begin
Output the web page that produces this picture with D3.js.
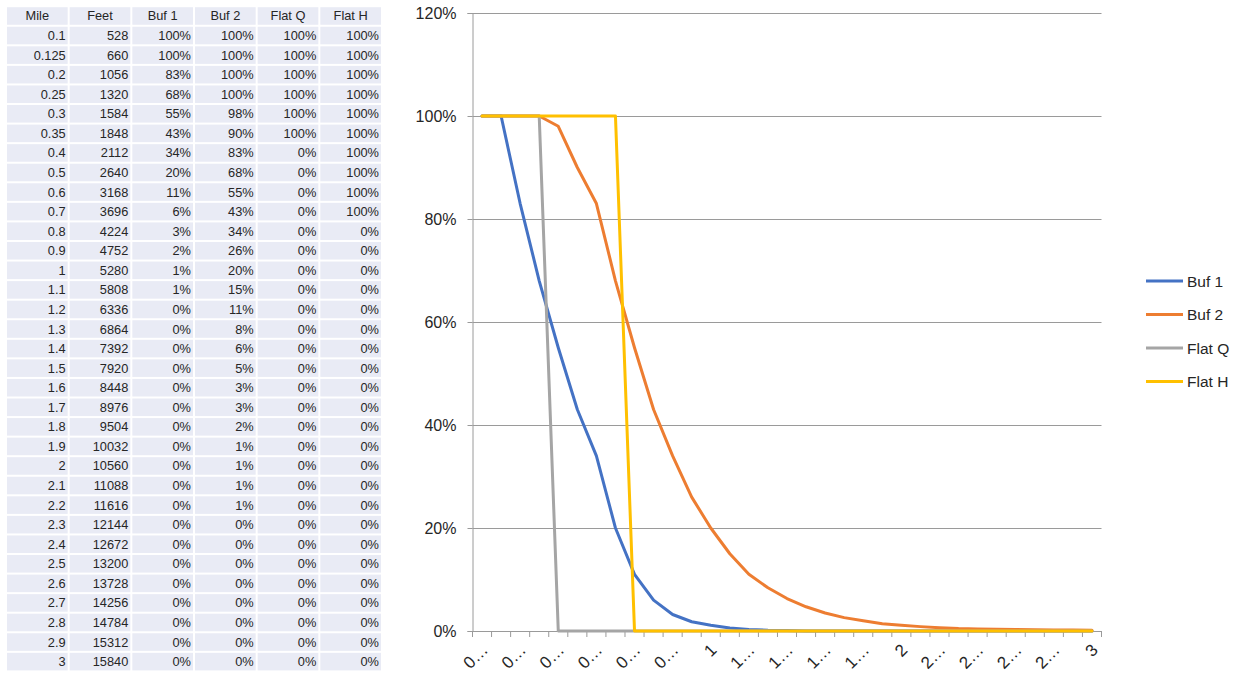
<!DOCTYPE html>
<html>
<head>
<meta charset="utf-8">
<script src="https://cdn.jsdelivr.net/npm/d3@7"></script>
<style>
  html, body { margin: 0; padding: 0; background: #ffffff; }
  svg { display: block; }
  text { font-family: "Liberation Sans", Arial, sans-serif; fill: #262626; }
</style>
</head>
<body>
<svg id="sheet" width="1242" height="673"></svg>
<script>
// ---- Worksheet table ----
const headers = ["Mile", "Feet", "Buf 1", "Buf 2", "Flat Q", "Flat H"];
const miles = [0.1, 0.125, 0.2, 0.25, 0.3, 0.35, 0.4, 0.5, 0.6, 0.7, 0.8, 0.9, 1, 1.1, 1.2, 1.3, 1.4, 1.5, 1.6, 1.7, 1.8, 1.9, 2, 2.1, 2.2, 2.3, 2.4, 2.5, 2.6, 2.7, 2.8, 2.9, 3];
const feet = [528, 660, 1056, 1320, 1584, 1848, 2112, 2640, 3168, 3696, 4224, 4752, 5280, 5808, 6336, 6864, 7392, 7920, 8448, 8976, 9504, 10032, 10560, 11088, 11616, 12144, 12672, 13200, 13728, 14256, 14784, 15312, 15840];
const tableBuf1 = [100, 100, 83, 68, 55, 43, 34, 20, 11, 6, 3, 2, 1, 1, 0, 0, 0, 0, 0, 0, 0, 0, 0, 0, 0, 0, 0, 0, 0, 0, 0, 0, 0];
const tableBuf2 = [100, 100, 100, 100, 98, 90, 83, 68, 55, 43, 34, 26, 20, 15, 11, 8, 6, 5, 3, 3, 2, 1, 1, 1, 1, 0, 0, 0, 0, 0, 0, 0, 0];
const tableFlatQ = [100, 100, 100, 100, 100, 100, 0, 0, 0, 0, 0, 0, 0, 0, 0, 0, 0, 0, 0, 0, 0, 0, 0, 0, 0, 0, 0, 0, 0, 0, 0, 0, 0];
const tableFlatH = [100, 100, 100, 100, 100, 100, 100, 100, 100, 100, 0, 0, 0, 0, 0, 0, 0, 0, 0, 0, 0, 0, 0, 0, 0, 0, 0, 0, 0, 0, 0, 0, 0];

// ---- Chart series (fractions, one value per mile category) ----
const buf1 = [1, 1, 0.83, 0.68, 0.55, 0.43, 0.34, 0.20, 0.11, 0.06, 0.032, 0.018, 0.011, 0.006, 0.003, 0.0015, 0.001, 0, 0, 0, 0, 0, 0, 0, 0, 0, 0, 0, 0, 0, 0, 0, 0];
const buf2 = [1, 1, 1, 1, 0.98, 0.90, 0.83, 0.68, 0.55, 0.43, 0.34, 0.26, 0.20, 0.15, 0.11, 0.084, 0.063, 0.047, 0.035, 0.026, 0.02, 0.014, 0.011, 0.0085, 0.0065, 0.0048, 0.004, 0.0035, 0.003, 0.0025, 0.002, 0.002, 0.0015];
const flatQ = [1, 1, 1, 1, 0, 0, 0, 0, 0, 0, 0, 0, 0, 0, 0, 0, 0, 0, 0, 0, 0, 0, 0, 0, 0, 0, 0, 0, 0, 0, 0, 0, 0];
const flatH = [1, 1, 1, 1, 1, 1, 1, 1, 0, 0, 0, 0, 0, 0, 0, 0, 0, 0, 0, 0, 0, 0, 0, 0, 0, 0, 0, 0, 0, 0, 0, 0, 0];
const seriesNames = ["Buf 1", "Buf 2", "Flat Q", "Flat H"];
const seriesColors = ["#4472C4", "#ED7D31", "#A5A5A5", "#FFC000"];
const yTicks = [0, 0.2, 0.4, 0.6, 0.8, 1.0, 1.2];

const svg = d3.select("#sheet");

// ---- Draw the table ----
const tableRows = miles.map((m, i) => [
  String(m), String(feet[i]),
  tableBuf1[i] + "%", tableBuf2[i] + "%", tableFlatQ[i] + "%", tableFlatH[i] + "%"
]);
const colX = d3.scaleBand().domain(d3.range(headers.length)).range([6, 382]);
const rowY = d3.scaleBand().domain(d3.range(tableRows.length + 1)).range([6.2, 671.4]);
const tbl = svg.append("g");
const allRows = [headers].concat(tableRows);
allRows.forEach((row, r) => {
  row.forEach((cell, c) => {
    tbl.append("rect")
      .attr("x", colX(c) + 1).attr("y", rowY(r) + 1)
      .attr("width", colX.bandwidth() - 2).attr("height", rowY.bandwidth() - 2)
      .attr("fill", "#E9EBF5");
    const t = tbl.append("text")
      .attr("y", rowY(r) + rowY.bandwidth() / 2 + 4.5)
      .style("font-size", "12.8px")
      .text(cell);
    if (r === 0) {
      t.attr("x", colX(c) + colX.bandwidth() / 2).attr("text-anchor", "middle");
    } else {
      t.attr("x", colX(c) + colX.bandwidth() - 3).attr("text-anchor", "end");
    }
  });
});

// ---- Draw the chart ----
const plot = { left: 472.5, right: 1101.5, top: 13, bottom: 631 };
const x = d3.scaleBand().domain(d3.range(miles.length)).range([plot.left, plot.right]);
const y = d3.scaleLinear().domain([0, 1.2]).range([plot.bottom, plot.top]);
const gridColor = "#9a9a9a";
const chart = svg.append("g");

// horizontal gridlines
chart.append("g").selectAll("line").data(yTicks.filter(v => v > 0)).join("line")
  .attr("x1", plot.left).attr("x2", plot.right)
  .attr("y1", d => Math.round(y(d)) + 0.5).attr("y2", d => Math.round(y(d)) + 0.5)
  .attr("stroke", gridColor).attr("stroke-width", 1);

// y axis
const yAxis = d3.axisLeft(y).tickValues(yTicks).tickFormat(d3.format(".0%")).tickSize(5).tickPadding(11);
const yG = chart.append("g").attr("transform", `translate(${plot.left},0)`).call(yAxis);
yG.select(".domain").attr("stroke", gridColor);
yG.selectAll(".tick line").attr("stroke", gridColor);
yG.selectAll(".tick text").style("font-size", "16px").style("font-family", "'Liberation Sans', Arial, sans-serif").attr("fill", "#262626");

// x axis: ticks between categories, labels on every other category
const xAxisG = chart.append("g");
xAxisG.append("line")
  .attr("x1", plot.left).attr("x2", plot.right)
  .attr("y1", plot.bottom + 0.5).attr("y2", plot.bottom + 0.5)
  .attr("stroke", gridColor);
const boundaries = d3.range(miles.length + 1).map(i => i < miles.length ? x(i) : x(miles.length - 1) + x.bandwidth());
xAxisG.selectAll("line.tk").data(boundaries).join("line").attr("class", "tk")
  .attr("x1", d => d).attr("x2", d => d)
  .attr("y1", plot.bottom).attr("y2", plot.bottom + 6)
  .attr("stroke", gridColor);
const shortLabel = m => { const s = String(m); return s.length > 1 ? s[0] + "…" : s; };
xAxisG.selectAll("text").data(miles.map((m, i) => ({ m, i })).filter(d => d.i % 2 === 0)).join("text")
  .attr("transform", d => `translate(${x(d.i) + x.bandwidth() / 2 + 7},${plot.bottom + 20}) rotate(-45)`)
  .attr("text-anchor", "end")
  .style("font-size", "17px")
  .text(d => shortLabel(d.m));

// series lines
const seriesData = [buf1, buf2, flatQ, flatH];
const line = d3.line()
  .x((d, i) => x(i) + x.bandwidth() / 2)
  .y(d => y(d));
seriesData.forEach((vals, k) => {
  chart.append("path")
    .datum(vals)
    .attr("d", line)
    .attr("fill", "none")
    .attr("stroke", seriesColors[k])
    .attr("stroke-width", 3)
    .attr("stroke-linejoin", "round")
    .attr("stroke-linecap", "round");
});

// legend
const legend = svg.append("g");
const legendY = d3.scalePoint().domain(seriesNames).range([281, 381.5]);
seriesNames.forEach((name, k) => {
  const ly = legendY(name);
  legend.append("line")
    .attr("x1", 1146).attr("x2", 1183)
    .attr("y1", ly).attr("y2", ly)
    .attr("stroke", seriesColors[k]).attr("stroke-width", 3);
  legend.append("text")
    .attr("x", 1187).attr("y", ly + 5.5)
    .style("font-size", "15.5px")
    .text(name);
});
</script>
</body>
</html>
end
begin
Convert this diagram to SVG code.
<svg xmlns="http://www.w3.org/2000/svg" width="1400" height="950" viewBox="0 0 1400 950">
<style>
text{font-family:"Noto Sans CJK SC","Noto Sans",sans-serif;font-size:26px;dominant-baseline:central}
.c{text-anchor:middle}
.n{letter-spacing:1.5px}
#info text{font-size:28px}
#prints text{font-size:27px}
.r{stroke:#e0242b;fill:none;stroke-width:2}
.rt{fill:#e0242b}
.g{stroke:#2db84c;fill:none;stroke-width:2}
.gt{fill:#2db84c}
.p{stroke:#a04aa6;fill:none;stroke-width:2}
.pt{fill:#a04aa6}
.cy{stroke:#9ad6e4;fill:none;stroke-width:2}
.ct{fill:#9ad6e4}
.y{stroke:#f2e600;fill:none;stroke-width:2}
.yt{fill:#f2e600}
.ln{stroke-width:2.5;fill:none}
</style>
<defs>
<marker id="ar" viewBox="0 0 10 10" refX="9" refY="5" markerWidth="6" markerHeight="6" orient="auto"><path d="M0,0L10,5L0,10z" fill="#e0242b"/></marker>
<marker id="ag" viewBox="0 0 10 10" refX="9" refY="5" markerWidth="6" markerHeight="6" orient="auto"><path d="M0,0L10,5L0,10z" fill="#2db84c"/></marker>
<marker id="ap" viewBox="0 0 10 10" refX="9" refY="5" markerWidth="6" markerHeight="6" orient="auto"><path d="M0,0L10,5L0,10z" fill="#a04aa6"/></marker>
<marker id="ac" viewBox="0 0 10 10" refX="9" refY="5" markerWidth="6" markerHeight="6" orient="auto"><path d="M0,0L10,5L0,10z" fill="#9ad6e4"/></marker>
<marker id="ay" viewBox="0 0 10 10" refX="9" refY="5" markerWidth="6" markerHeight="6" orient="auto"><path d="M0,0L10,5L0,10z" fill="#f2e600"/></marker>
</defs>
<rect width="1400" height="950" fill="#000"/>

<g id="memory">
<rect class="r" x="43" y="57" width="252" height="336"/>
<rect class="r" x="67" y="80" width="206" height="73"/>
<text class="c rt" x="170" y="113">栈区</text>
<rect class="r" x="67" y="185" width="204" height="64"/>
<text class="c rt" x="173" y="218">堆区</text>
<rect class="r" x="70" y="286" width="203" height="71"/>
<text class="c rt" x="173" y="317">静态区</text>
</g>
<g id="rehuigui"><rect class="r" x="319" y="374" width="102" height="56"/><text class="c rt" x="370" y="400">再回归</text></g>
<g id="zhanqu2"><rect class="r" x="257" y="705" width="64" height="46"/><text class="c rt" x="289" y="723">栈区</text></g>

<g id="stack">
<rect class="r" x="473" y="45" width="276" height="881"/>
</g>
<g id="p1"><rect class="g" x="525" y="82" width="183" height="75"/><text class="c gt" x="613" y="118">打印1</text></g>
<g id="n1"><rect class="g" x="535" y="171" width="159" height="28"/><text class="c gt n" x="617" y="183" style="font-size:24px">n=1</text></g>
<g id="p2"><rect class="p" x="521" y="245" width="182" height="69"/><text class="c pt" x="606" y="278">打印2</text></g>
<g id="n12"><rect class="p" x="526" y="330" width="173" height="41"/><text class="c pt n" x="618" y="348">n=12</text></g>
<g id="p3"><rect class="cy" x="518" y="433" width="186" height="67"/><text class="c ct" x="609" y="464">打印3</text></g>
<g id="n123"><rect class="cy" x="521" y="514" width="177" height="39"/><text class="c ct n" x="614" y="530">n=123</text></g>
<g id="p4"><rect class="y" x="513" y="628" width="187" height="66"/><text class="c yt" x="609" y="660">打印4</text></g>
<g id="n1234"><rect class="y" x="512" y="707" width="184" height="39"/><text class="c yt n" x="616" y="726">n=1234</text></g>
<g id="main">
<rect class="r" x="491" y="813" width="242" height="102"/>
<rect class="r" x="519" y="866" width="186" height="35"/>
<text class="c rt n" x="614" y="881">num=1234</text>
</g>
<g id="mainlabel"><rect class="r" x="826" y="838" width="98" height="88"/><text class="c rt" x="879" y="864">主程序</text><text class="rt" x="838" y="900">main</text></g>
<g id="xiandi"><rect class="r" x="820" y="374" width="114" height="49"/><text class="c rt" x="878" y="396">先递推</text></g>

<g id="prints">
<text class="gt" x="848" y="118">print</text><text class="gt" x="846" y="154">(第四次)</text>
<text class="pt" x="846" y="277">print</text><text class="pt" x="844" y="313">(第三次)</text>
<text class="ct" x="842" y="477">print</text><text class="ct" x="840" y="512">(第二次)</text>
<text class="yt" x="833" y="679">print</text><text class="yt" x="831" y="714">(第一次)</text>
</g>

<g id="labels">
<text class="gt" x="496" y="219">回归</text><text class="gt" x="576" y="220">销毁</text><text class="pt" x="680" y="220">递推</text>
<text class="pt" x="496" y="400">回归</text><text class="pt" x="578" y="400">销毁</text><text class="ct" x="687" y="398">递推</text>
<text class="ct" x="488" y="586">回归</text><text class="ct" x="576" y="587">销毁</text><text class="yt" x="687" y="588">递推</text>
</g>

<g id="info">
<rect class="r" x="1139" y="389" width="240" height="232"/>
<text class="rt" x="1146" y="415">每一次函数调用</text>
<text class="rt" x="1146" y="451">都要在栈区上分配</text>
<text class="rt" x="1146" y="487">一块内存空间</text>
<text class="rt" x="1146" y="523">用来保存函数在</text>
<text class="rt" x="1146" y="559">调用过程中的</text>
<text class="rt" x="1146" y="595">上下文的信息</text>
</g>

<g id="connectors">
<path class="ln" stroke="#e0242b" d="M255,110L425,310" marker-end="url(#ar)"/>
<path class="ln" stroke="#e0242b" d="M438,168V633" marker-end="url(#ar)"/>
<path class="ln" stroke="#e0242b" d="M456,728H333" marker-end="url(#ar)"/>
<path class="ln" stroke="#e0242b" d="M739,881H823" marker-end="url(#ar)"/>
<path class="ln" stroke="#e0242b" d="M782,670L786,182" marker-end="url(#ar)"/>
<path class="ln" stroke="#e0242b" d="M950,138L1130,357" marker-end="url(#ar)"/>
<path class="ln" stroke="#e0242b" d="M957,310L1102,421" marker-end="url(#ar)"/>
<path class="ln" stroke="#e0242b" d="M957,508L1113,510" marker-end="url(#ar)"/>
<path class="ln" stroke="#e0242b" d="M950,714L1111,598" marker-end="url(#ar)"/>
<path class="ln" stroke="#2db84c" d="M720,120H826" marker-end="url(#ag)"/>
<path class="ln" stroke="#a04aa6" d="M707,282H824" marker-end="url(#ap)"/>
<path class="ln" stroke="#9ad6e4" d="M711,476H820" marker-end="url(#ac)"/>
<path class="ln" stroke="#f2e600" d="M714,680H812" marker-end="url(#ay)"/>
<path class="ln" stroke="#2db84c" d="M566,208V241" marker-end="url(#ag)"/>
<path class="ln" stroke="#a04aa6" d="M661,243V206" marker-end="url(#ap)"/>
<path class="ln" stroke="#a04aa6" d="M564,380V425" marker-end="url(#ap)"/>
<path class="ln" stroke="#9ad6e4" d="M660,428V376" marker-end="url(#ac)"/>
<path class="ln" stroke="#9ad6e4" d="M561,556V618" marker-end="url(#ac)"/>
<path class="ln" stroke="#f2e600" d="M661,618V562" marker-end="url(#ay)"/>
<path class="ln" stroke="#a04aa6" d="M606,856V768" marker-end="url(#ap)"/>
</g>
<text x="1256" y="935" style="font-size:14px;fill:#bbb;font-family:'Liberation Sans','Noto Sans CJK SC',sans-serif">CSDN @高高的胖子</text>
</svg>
end
### THE TASK
List every line above containing the word "this".

### FULL RESPONSE
Output the web page that produces this picture with D3.js.
Convert this diagram to SVG code.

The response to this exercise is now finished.